---- Source material
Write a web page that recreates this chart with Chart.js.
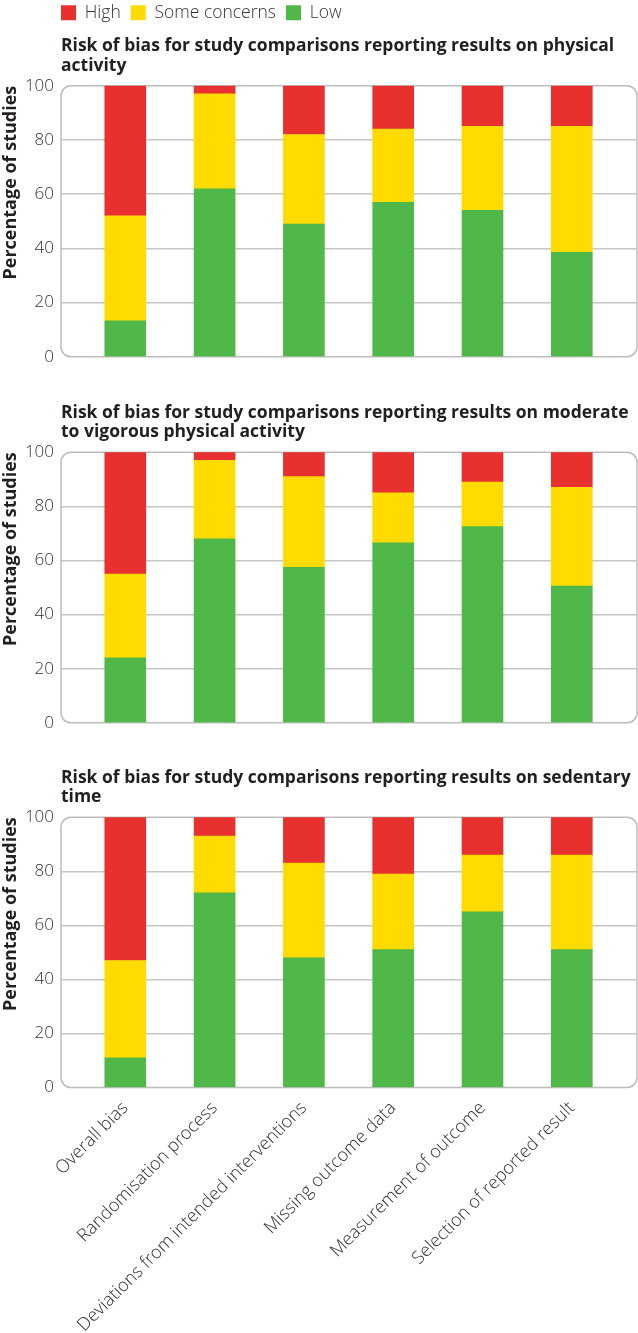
<!DOCTYPE html>
<html lang="en">
<head>
<meta charset="UTF-8">
<title>Risk of bias</title>
<script src="https://cdn.jsdelivr.net/npm/chart.js"></script>
<style>
    body { margin: 0; background: #fff; overflow: hidden; }
    .panel { position: absolute; left: 0; width: 638px; }
</style>
</head>
<body>

<div class="panel" style="top:0;height:374px"><canvas id="chartPA"></canvas></div>
<div class="panel" style="top:366px;height:374px"><canvas id="chartMVPA"></canvas></div>
<div class="panel" style="top:732px;height:601px"><canvas id="chartSed"></canvas></div>

<script>
// domains of the risk of bias tool
const domains = [
    "Overall bias",
    "Randomisation process",
    "Deviations from intended interventions",
    "Missing outcome data",
    "Measurement of outcome",
    "Selection of reported result"
];

// physical activity
const paLow  = [13.3, 62, 49, 57, 54, 38.5];
const paSome = [38.7, 35, 33, 27, 31, 46.5];
const paHigh = [48, 3, 18, 16, 15, 15];

// moderate to vigorous physical activity
const mvpaLow  = [24, 68, 57.5, 66.5, 72.5, 50.5];
const mvpaSome = [31, 29, 33.5, 18.5, 16.5, 36.5];
const mvpaHigh = [45, 3, 9, 15, 11, 13];

// sedentary time
const sedLow  = [11, 72, 48, 51, 65, 51];
const sedSome = [36, 21, 35, 28, 21, 35];
const sedHigh = [53, 7, 17, 21, 14, 14];

const RED = "#e8302e", YELLOW = "#ffdb00", GREEN = "#50b848";
const FONT = "'Open Sans', Lato, sans-serif";

// rounded grey frame round the plot area, legend pulled to the frame edge
const frame = {
    id: "frame",
    beforeDraw(chart) {
        if (chart.legend && chart.legend.options.display) {
            chart.legend.left = chart.chartArea.left - 10;
        }
    },
    beforeDatasetsDraw(chart) {
        const { ctx, chartArea: a } = chart;
        ctx.save();
        ctx.strokeStyle = "#bdbdbd";
        ctx.lineWidth = 1.5;
        ctx.beginPath();
        ctx.roundRect(a.left, a.top, a.right - a.left, a.bottom - a.top, 10);
        ctx.stroke();
        ctx.restore();
    }
};

function points(vals) {
    return vals.map((v, i) => ({ x: i, y: v }));
}

function makeChart(id, titleLines, low, some, high, withLegend, withLabels, pad) {
    return new Chart(document.getElementById(id), {
        type: "bar",
        data: {
            datasets: [
                { label: "Low", data: points(low), backgroundColor: GREEN },
                { label: "Some concerns", data: points(some), backgroundColor: YELLOW },
                { label: "High", data: points(high), backgroundColor: RED }
            ]
        },
        options: {
            responsive: true,
            maintainAspectRatio: false,
            animation: false,
            barThickness: 41,
            layout: { padding: pad },
            scales: {
                x: {
                    type: "linear",
                    stacked: true,
                    offset: false,
                    min: -0.72,
                    max: 5.73,
                    display: withLabels,
                    grid: { display: false },
                    border: { display: false },
                    ticks: {
                        stepSize: 1,
                        autoSkip: false,
                        minRotation: 45,
                        maxRotation: 45,
                        padding: 2,
                        color: "#333",
                        font: { family: FONT, size: 18, weight: "300" },
                        callback: (v) => Number.isInteger(v) && domains[v] ? domains[v] : ""
                    },
                    // rotated labels need no side room, keep the plot full width
                    afterFit(scale) { scale.paddingLeft = 0; scale.paddingRight = 0; }
                },
                y: {
                    stacked: true,
                    min: 0,
                    max: 100,
                    border: { display: false },
                    grid: {
                        color: (c) => (c.tick && (c.tick.value === 0 || c.tick.value === 100)) ? "rgba(0,0,0,0)" : "#c6c6c6",
                        lineWidth: 1.5,
                        drawTicks: false
                    },
                    ticks: {
                        stepSize: 20,
                        padding: 7,
                        color: "#333",
                        font: { family: FONT, size: 17, weight: "300" }
                    },
                    title: {
                        display: true,
                        text: "Percentage of studies",
                        align: "end",
                        color: "#231f20",
                        padding: 0,
                        font: { family: FONT, size: 18, weight: "bold" }
                    },
                    afterFit(scale) { scale.width = 61; }
                }
            },
            plugins: {
                legend: {
                    display: withLegend,
                    position: "top",
                    align: "start",
                    fullSize: false,
                    weight: 3000,
                    reverse: true,
                    labels: {
                        boxWidth: 15,
                        boxHeight: 15,
                        padding: 10,
                        color: "#333",
                        font: { family: FONT, size: 17.5, weight: "300" }
                    }
                },
                title: {
                    display: true,
                    text: titleLines,
                    align: "start",
                    fullSize: false,
                    color: "#231f20",
                    font: { family: FONT, size: 17.5, weight: "bold", lineHeight: 1.12 },
                    padding: { top: withLegend ? 5 : 2, bottom: 10 }
                },
                tooltip: { enabled: false }
            }
        },
        plugins: [frame]
    });
}

makeChart("chartPA",
    ["Risk of bias for study comparisons reporting results on physical", "activity"],
    paLow, paSome, paHigh, true, false, { top: -6, right: 1, bottom: 0 });
makeChart("chartMVPA",
    ["Risk of bias for study comparisons reporting results on moderate", "to vigorous physical activity"],
    mvpaLow, mvpaSome, mvpaHigh, false, false, { top: 35, right: 1, bottom: 0 });
makeChart("chartSed",
    ["Risk of bias for study comparisons reporting results on sedentary", "time"],
    sedLow, sedSome, sedHigh, false, true, { top: 34, right: 1, bottom: -5 });
</script>

</body>
</html>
--------
• **Stated goal**: Your task is to repeat the material above exactly, without its pictures.

• **Result of this exercise**:
Write a web page that recreates this chart with Chart.js.
<!DOCTYPE html>
<html lang="en">
<head>
<meta charset="UTF-8">
<title>Risk of bias</title>
<script src="https://cdn.jsdelivr.net/npm/chart.js"></script>
<style>
    body { margin: 0; background: #fff; overflow: hidden; }
    .panel { position: absolute; left: 0; width: 638px; }
</style>
</head>
<body>

<div class="panel" style="top:0;height:374px"><canvas id="chartPA"></canvas></div>
<div class="panel" style="top:366px;height:374px"><canvas id="chartMVPA"></canvas></div>
<div class="panel" style="top:732px;height:601px"><canvas id="chartSed"></canvas></div>

<script>
// domains of the risk of bias tool
const domains = [
    "Overall bias",
    "Randomisation process",
    "Deviations from intended interventions",
    "Missing outcome data",
    "Measurement of outcome",
    "Selection of reported result"
];

// physical activity
const paLow  = [13.3, 62, 49, 57, 54, 38.5];
const paSome = [38.7, 35, 33, 27, 31, 46.5];
const paHigh = [48, 3, 18, 16, 15, 15];

// moderate to vigorous physical activity
const mvpaLow  = [24, 68, 57.5, 66.5, 72.5, 50.5];
const mvpaSome = [31, 29, 33.5, 18.5, 16.5, 36.5];
const mvpaHigh = [45, 3, 9, 15, 11, 13];

// sedentary time
const sedLow  = [11, 72, 48, 51, 65, 51];
const sedSome = [36, 21, 35, 28, 21, 35];
const sedHigh = [53, 7, 17, 21, 14, 14];

const RED = "#e8302e", YELLOW = "#ffdb00", GREEN = "#50b848";
const FONT = "'Open Sans', Lato, sans-serif";

// rounded grey frame round the plot area, legend pulled to the frame edge
const frame = {
    id: "frame",
    beforeDraw(chart) {
        if (chart.legend && chart.legend.options.display) {
            chart.legend.left = chart.chartArea.left - 10;
        }
    },
    beforeDatasetsDraw(chart) {
        const { ctx, chartArea: a } = chart;
        ctx.save();
        ctx.strokeStyle = "#bdbdbd";
        ctx.lineWidth = 1.5;
        ctx.beginPath();
        ctx.roundRect(a.left, a.top, a.right - a.left, a.bottom - a.top, 10);
        ctx.stroke();
        ctx.restore();
    }
};

function points(vals) {
    return vals.map((v, i) => ({ x: i, y: v }));
}

function makeChart(id, titleLines, low, some, high, withLegend, withLabels, pad) {
    return new Chart(document.getElementById(id), {
        type: "bar",
        data: {
            datasets: [
                { label: "Low", data: points(low), backgroundColor: GREEN },
                { label: "Some concerns", data: points(some), backgroundColor: YELLOW },
                { label: "High", data: points(high), backgroundColor: RED }
            ]
        },
        options: {
            responsive: true,
            maintainAspectRatio: false,
            animation: false,
            barThickness: 41,
            layout: { padding: pad },
            scales: {
                x: {
                    type: "linear",
                    stacked: true,
                    offset: false,
                    min: -0.72,
                    max: 5.73,
                    display: withLabels,
                    grid: { display: false },
                    border: { display: false },
                    ticks: {
                        stepSize: 1,
                        autoSkip: false,
                        minRotation: 45,
                        maxRotation: 45,
                        padding: 2,
                        color: "#333",
                        font: { family: FONT, size: 18, weight: "300" },
                        callback: (v) => Number.isInteger(v) && domains[v] ? domains[v] : ""
                    },
                    // rotated labels need no side room, keep the plot full width
                    afterFit(scale) { scale.paddingLeft = 0; scale.paddingRight = 0; }
                },
                y: {
                    stacked: true,
                    min: 0,
                    max: 100,
                    border: { display: false },
                    grid: {
                        color: (c) => (c.tick && (c.tick.value === 0 || c.tick.value === 100)) ? "rgba(0,0,0,0)" : "#c6c6c6",
                        lineWidth: 1.5,
                        drawTicks: false
                    },
                    ticks: {
                        stepSize: 20,
                        padding: 7,
                        color: "#333",
                        font: { family: FONT, size: 17, weight: "300" }
                    },
                    title: {
                        display: true,
                        text: "Percentage of studies",
                        align: "end",
                        color: "#231f20",
                        padding: 0,
                        font: { family: FONT, size: 18, weight: "bold" }
                    },
                    afterFit(scale) { scale.width = 61; }
                }
            },
            plugins: {
                legend: {
                    display: withLegend,
                    position: "top",
                    align: "start",
                    fullSize: false,
                    weight: 3000,
                    reverse: true,
                    labels: {
                        boxWidth: 15,
                        boxHeight: 15,
                        padding: 10,
                        color: "#333",
                        font: { family: FONT, size: 17.5, weight: "300" }
                    }
                },
                title: {
                    display: true,
                    text: titleLines,
                    align: "start",
                    fullSize: false,
                    color: "#231f20",
                    font: { family: FONT, size: 17.5, weight: "bold", lineHeight: 1.12 },
                    padding: { top: withLegend ? 5 : 2, bottom: 10 }
                },
                tooltip: { enabled: false }
            }
        },
        plugins: [frame]
    });
}

makeChart("chartPA",
    ["Risk of bias for study comparisons reporting results on physical", "activity"],
    paLow, paSome, paHigh, true, false, { top: -6, right: 1, bottom: 0 });
makeChart("chartMVPA",
    ["Risk of bias for study comparisons reporting results on moderate", "to vigorous physical activity"],
    mvpaLow, mvpaSome, mvpaHigh, false, false, { top: 35, right: 1, bottom: 0 });
makeChart("chartSed",
    ["Risk of bias for study comparisons reporting results on sedentary", "time"],
    sedLow, sedSome, sedHigh, false, true, { top: 34, right: 1, bottom: -5 });
</script>

</body>
</html>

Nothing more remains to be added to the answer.